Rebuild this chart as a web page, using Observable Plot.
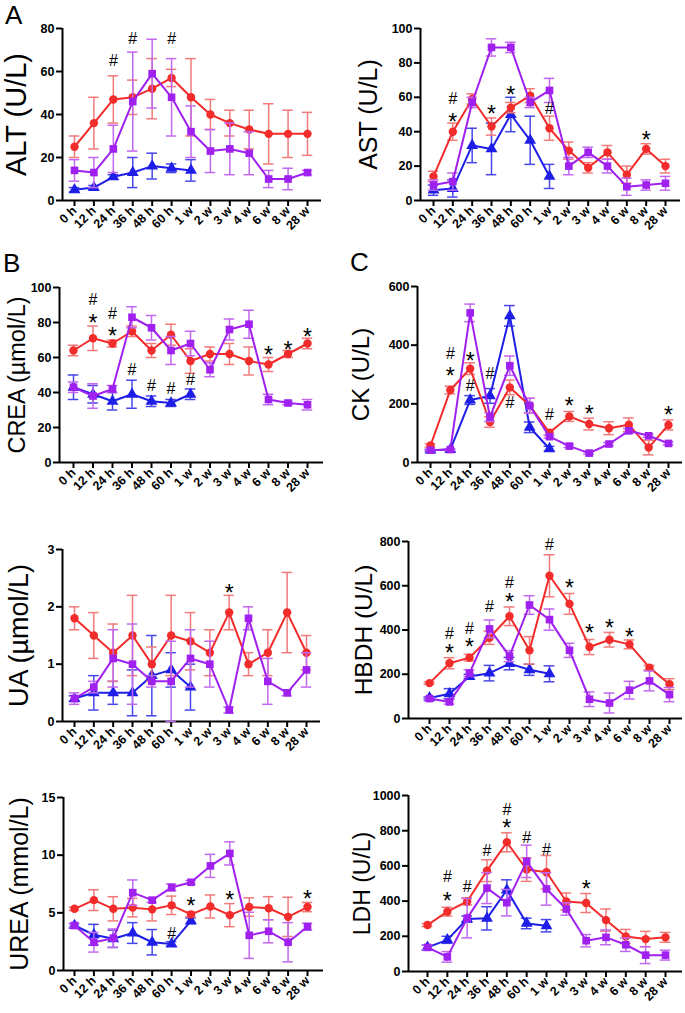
<!DOCTYPE html>
<html><head><meta charset="utf-8">
<script src="https://cdn.jsdelivr.net/npm/d3@7"></script>
<script src="https://cdn.jsdelivr.net/npm/@observablehq/plot@0.6"></script>
<style>
body{margin:0;background:#fff;width:685px;height:1013px;position:relative;overflow:hidden;font-family:"Liberation Sans",Arial,sans-serif}
.panel{position:absolute}
.letter{position:absolute;font-size:26px;line-height:1;color:#000}
.panel g[aria-label$="tick label"] text{font-weight:bold}
</style></head>
<body>
<div class="letter" style="left:5px;top:2px">A</div>
<div class="letter" style="left:3px;top:250px">B</div>
<div class="letter" style="left:350px;top:249px">C</div>
<script>
const categories = ["0 h","12 h","24 h","36 h","48 h","60 h","1 w","2 w","3 w","4 w","6 w","8 w","28 w"];

// ALT
const altRed = [25,36,47,48,52,57,48,40,36,33,31,31,31];
const altRedSD = [5,12,11,8,14,4,18,7,6,9,14,11,10];
const altPurple = [14,13,24,46,59,48,32,23,24,22,10,10,13];
const altPurpleSD = [5,7,11,23,16,18,12,10,12,10,4,5,1];
const altBlue = [5,6,11,13,16,15,14];
const altBlueSD = [1,1,1,7,6,2,5];
const altMarks = [["24 h",65,"#"],["36 h",75,"#"],["60 h",75,"#"]];

// AST
const astRed = [14,40,59,43,54,61,42,29,19,28,15,30,20];
const astRedSD = [3,5,3,5,3,4,7,5,3,4,5,3,4];
const astPurple = [9,11,57,89,89,57,64,20,28,20,8,9,10];
const astPurpleSD = [3,5,3,5,3,3,7,5,3,4,5,3,4];
const astBlue = [6,7,32,30,50,35,14];
const astBlueSD = [3,5,10,15,10,14,7];
const astMarks = [["12 h",59,"#"],["12 h",48,"*"],["36 h",53,"*"],["48 h",64,"*"],["1 w",53,"#"],["8 w",38,"*"]];

// CREA
const creaRed = [64,71,68,75,64,73,58,62,62,58,56,62,68];
const creaRedSD = [3,7,2,3,4,6,7,4,6,8,4,2,3];
const creaPurple = [43,38,42,83,77,64,68,53,76,79,36,34,33];
const creaPurpleSD = [3,7,2,6,7,8,7,4,6,8,3,1,3];
const creaBlue = [43,39,35,39,35,34,39];
const creaBlueSD = [7,5,5,8,3,2,3];
const creaMarks = [["12 h",93,"#"],["12 h",82,"*"],["24 h",85,"#"],["24 h",75,"*"],["36 h",53,"#"],["48 h",44,"#"],["60 h",42,"#"],["1 w",47,"#"],["6 w",64,"*"],["8 w",67,"*"],["28 w",74,"*"]];

// CK
const ckRed = [58,247,320,138,256,194,102,157,131,117,129,51,128];
const ckRedSD = [6,13,20,18,25,25,10,17,20,22,23,25,17];
const ckPurple = [42,44,510,155,330,194,88,56,32,63,108,91,65];
const ckPurpleSD = [3,3,30,15,33,25,5,5,4,5,8,5,5];
const ckBlue = [42,44,213,227,500,120,47];
const ckBlueSD = [3,3,15,25,35,18,8];
const ckMarks = [["12 h",372,"#"],["12 h",311,"*"],["24 h",361,"*"],["24 h",260,"#"],["36 h",302,"#"],["48 h",202,"#"],["1 w",163,"#"],["2 w",208,"*"],["3 w",179,"*"],["28 w",177,"*"]];

// UA
const uaRed = [1.8,1.5,1.2,1.5,1.0,1.5,1.4,1.2,1.9,1.0,1.2,1.9,1.2];
const uaRedSD = [0.2,0.4,0.5,0.7,0.3,0.7,0.5,0.4,0.3,0.2,0.4,0.7,0.3];
const uaPurple = [0.4,0.6,1.1,1.0,0.7,0.7,1.1,1.0,0.2,1.8,0.7,0.5,0.9];
const uaPurpleSD = [0.1,0.1,0.5,0.7,0.1,0.7,0.5,0.4,0.05,0.2,0.4,0.05,0.3];
const uaBlue = [0.4,0.5,0.5,0.5,0.8,0.9,0.6];
const uaBlueSD = [0.05,0.3,0.2,0.4,0.7,0.3,0.4];
const uaMarks = [["3 w",2.32,"*"]];

// HBDH
const hbdhRed = [160,250,275,365,462,308,645,518,323,356,335,230,155];
const hbdhRedSD = [5,25,15,30,42,62,95,47,34,33,20,10,25];
const hbdhPurple = [90,75,205,405,282,513,447,308,87,70,128,170,108];
const hbdhPurpleSD = [5,10,15,40,25,42,48,32,33,45,40,45,32];
const hbdhBlue = [93,112,190,205,248,220,202];
const hbdhBlueSD = [5,23,10,35,28,25,36];
const hbdhMarks = [["12 h",383,"#"],["12 h",315,"*"],["24 h",405,"#"],["24 h",341,"*"],["36 h",506,"#"],["48 h",611,"#"],["48 h",545,"*"],["1 w",785,"#"],["2 w",611,"*"],["3 w",405,"*"],["4 w",431,"*"],["6 w",390,"*"]];

// UREA
const ureaRed = [5.35,6.1,5.35,5.45,5.3,5.65,4.87,5.55,4.8,5.5,5.4,4.65,5.5];
const ureaRedSD = [0.15,0.9,1.05,0.8,1.0,0.8,0.2,1.0,1.0,0.8,1.0,1.7,0.4];
const ureaPurple = [3.9,2.45,2.8,6.75,6.1,7.2,7.65,9.07,10.15,3.05,3.4,2.45,3.8];
const ureaPurpleSD = [0.2,0.85,0.8,1.1,0.2,0.3,0.15,1.0,1.0,2.0,1.0,1.7,0.3];
const ureaBlue = [3.9,3.1,2.75,3.25,2.45,2.3,4.3];
const ureaBlueSD = [0.15,0.9,0.75,0.9,1.1,0.2,0.25];
const ureaMarks = [["60 h",3.2,"#"],["1 w",5.95,"*"],["3 w",6.45,"*"],["28 w",6.6,"*"]];

// LDH
const ldhRed = [264,340,398,573,734,579,564,398,389,292,199,184,194];
const ldhRedSD = [9,25,20,62,54,67,95,48,54,63,40,44,28];
const ldhPurple = [137,83,303,474,391,626,469,355,175,194,152,93,93];
const ldhPurpleSD = [13,30,112,88,75,92,92,35,35,42,38,48,28];
const ldhBlue = [137,180,298,302,463,273,260];
const ldhBlueSD = [13,20,17,66,58,30,35];
const ldhMarks = [["12 h",539,"#"],["12 h",425,"*"],["24 h",478,"#"],["36 h",683,"#"],["48 h",918,"#"],["48 h",839,"*"],["60 h",759,"#"],["1 w",690,"#"],["3 w",493,"*"]];

const COLORS = {red:"#f22b2b", purple:"#a020f0", blue:"#1e1ee6"};
const ERRCOLORS = {red:"#f27a7a", purple:"#c268f0", blue:"#4646ea"};
const SYMBOLS = {red:"circle", purple:"square", blue:"triangle"};

const panels = [
  {label:"ALT (U/L)", left:0, width:340, axisX:62, x0:74, x1:307, xEnd:321, yTop:28, yBottom:200, ymax:80, ticks:[0,20,40,60,80], titleX:16, titleSize:29,
   red:altRed, redSD:altRedSD, purple:altPurple, purpleSD:altPurpleSD, blue:altBlue, blueSD:altBlueSD, marks:altMarks},
  {label:"AST (U/L)", left:340, width:345, axisX:420, x0:433, x1:665, xEnd:680, yTop:28, yBottom:200, ymax:100, ticks:[0,20,40,60,80,100], titleX:368, titleSize:25,
   red:astRed, redSD:astRedSD, purple:astPurple, purpleSD:astPurpleSD, blue:astBlue, blueSD:astBlueSD, marks:astMarks},
  {label:"CREA (µmol/L)", left:0, width:340, axisX:59, x0:73, x1:307, xEnd:323, yTop:287, yBottom:462, ymax:100, ticks:[0,20,40,60,80,100], titleX:17, titleSize:23.5,
   red:creaRed, redSD:creaRedSD, purple:creaPurple, purpleSD:creaPurpleSD, blue:creaBlue, blueSD:creaBlueSD, marks:creaMarks},
  {label:"CK (U/L)", left:340, width:345, axisX:417, x0:430, x1:668, xEnd:682, yTop:286, yBottom:462, ymax:600, ticks:[0,200,400,600], titleX:361, titleSize:24,
   red:ckRed, redSD:ckRedSD, purple:ckPurple, purpleSD:ckPurpleSD, blue:ckBlue, blueSD:ckBlueSD, marks:ckMarks},
  {label:"UA (µmol/L)", left:0, width:340, axisX:62, x0:74, x1:306, xEnd:320, yTop:549, yBottom:721, ymax:3, ticks:[0,1,2,3], titleX:19, titleSize:27,
   red:uaRed, redSD:uaRedSD, purple:uaPurple, purpleSD:uaPurpleSD, blue:uaBlue, blueSD:uaBlueSD, marks:uaMarks},
  {label:"HBDH (U/L)", left:340, width:345, axisX:408, x0:429, x1:669, xEnd:682, yTop:541, yBottom:718, ymax:800, ticks:[0,200,400,600,800], titleX:364, titleSize:24.5,
   red:hbdhRed, redSD:hbdhRedSD, purple:hbdhPurple, purpleSD:hbdhPurpleSD, blue:hbdhBlue, blueSD:hbdhBlueSD, marks:hbdhMarks},
  {label:"UREA (mmol/L)", left:0, width:340, axisX:63, x0:74, x1:307, xEnd:323, yTop:797, yBottom:970, ymax:15, ticks:[0,5,10,15], titleX:19, titleSize:25,
   red:ureaRed, redSD:ureaRedSD, purple:ureaPurple, purpleSD:ureaPurpleSD, blue:ureaBlue, blueSD:ureaBlueSD, marks:ureaMarks},
  {label:"LDH (U/L)", left:340, width:345, axisX:408, x0:427, x1:665, xEnd:682, yTop:795, yBottom:971, ymax:1000, ticks:[0,200,400,600,800,1000], titleX:362, titleSize:23,
   red:ldhRed, redSD:ldhRedSD, purple:ldhPurple, purpleSD:ldhPurpleSD, blue:ldhBlue, blueSD:ldhBlueSD, marks:ldhMarks}
];

function seriesMarks(g, values, sds) {
  const rows = values.map((v, i) => ({i, v, lo: v - sds[i], hi: v + sds[i]}));
  const cap = 0.27;
  return [
    Plot.ruleX(rows, {x: "i", y1: "lo", y2: "hi", stroke: ERRCOLORS[g], strokeWidth: 1.5}),
    Plot.ruleY(rows, {x1: d => d.i - cap, x2: d => d.i + cap, y: "hi", stroke: ERRCOLORS[g], strokeWidth: 1.5}),
    Plot.ruleY(rows, {x1: d => d.i - cap, x2: d => d.i + cap, y: "lo", stroke: ERRCOLORS[g], strokeWidth: 1.5}),
    Plot.lineY(rows, {x: "i", y: "v", stroke: COLORS[g], strokeWidth: 2}),
    Plot.dot(rows, {x: "i", y: "v", symbol: SYMBOLS[g], fill: COLORS[g], stroke: "none", r: g === "red" ? 4.2 : g === "purple" ? 4.3 : 4.4})
  ];
}

for (const p of panels) {
  const step = (p.x1 - p.x0) / (categories.length - 1);
  const dlo = -(p.x0 - p.axisX) / step;
  const dhi = (categories.length - 1) + (p.xEnd - p.x1) / step;
  const mT = 24, mB = 52;
  const marginLeft = p.axisX - p.left;
  const marginRight = p.left + p.width - p.xEnd;
  const height = mT + (p.yBottom - p.yTop) + mB;
  const marks = p.marks.map(([c, y, s]) => ({i: categories.indexOf(c), y, s}));
  const titleRow = [{text: p.label, x: dlo + (p.titleX - p.axisX) / step, y: p.ymax / 2}];
  const chart = Plot.plot({
    width: p.width, height,
    marginLeft, marginRight, marginTop: mT, marginBottom: mB,
    style: {background: "transparent", fontFamily: "'Liberation Sans', Arial, sans-serif", color: "black", overflow: "visible"},
    x: {type: "linear", domain: [dlo, dhi]},
    y: {type: "linear", domain: [0, p.ymax]},
    marks: [
      Plot.axisY({ticks: p.ticks, tickSize: 6, tickPadding: 2, fontSize: 12.5, strokeWidth: 2, label: null, tickFormat: d => String(d)}),
      Plot.axisX({ticks: d3.range(categories.length), tickFormat: i => categories[i], tickRotate: -45, tickSize: 6, tickPadding: 2, fontSize: 12.5, strokeWidth: 2, label: null}),
      Plot.ruleY([0], {stroke: "black", strokeWidth: 2}),
      Plot.ruleX([dlo], {y1: 0, y2: p.ymax, stroke: "black", strokeWidth: 2}),
      ...seriesMarks("blue", p.blue, p.blueSD),
      ...seriesMarks("red", p.red, p.redSD),
      ...seriesMarks("purple", p.purple, p.purpleSD),
      Plot.text(marks.filter(d => d.s === "#"), {x: "i", y: "y", text: "s", fontSize: 16, fill: "black", lineAnchor: "middle"}),
      Plot.text(marks.filter(d => d.s === "*"), {x: "i", y: "y", text: "s", fontSize: 23, fill: "black", lineAnchor: "middle", dy: 5}),
      Plot.text(titleRow, {x: "x", y: "y", text: "text", rotate: -90, fontSize: p.titleSize, fill: "black", lineAnchor: "middle"})
    ]
  });
  const div = document.createElement("div");
  div.className = "panel";
  div.style.left = p.left + "px";
  div.style.top = (p.yTop - mT) + "px";
  div.style.width = p.width + "px";
  div.appendChild(chart);
  document.body.appendChild(div);
}
</script>
</body></html>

» **Task objective**:
Pull out every line containing "chart".

» **Exercise answer**:
Rebuild this chart as a web page, using Observable Plot.
  const chart = Plot.plot({
  div.appendChild(chart);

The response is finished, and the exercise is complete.